According to Snopes, this claim seemed to stem from a post on the right-wing social media platform Parler, which has since gone offline after Amazon stopped hosting the website due to violent content.
The post also falsely claimed Pelosi was “stopped at the border” and would be brought to an “undisclosed location” as a result of the “evidence.”
However, according to Trump’s public schedule, he has not visited Cheyenne Mountain. Save for a trip to Alamo, Texas on January 12 to visit the border wall, the president seems to have not left DC since the Capitol siege.

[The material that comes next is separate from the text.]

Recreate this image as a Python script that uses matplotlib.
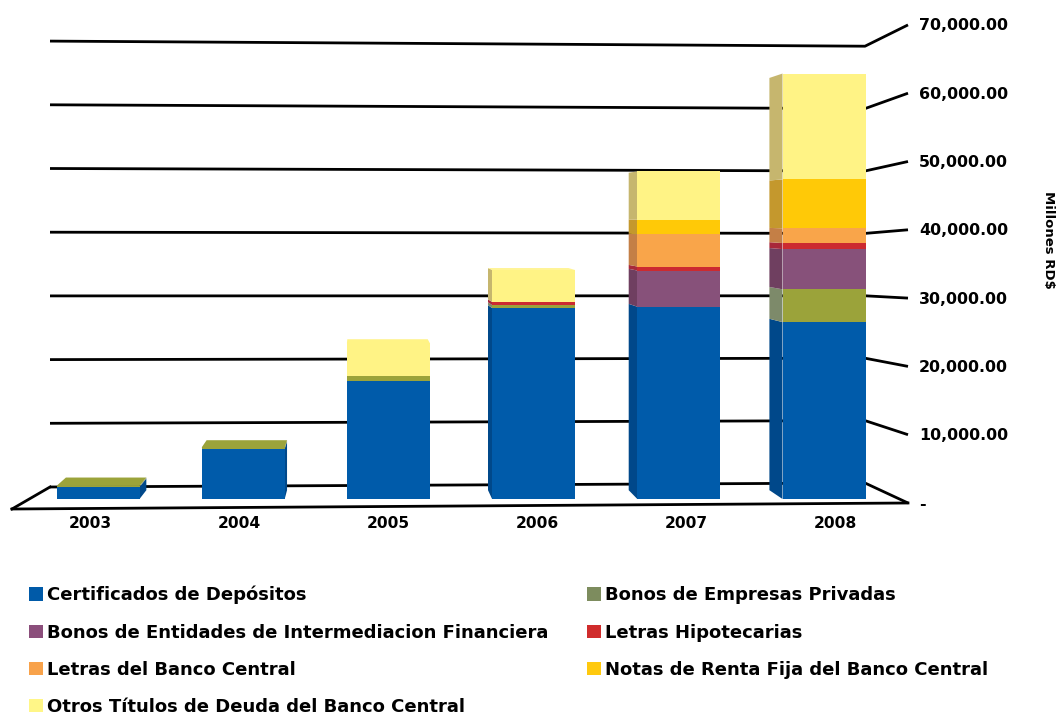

There’s also no evidence Pelosi took a trip to the border. Snopes reported the Parler post was shared on January 6, however Pelosi was in Congress late January 6 and into the early morning hours of January 7, finishing the certification of the electoral votes.
The laptop isn’t the only device that was taken during the insurrection. CNN reported that House Rep. Jim Clyburn of South Carolina reported an iPad stolen.
Democratic Sen. Jeff Merkley of Oregon tweeted a video that showed rioters stealing a laptop, USA Today reported.
There have also been false claims about papers being stolen from offices in the Capitol.
Brendan Keefe, an investigative reporter at Atlanta’s WXIA-TV station, debunked a letter that people online claimed was stolen from Pelosi’s desk.
The fake letter, which Keefe edited to show it was photoshopped, appeared to show Pelosi giving the mayor of Portland advice about how to blame Trump for civil unrest.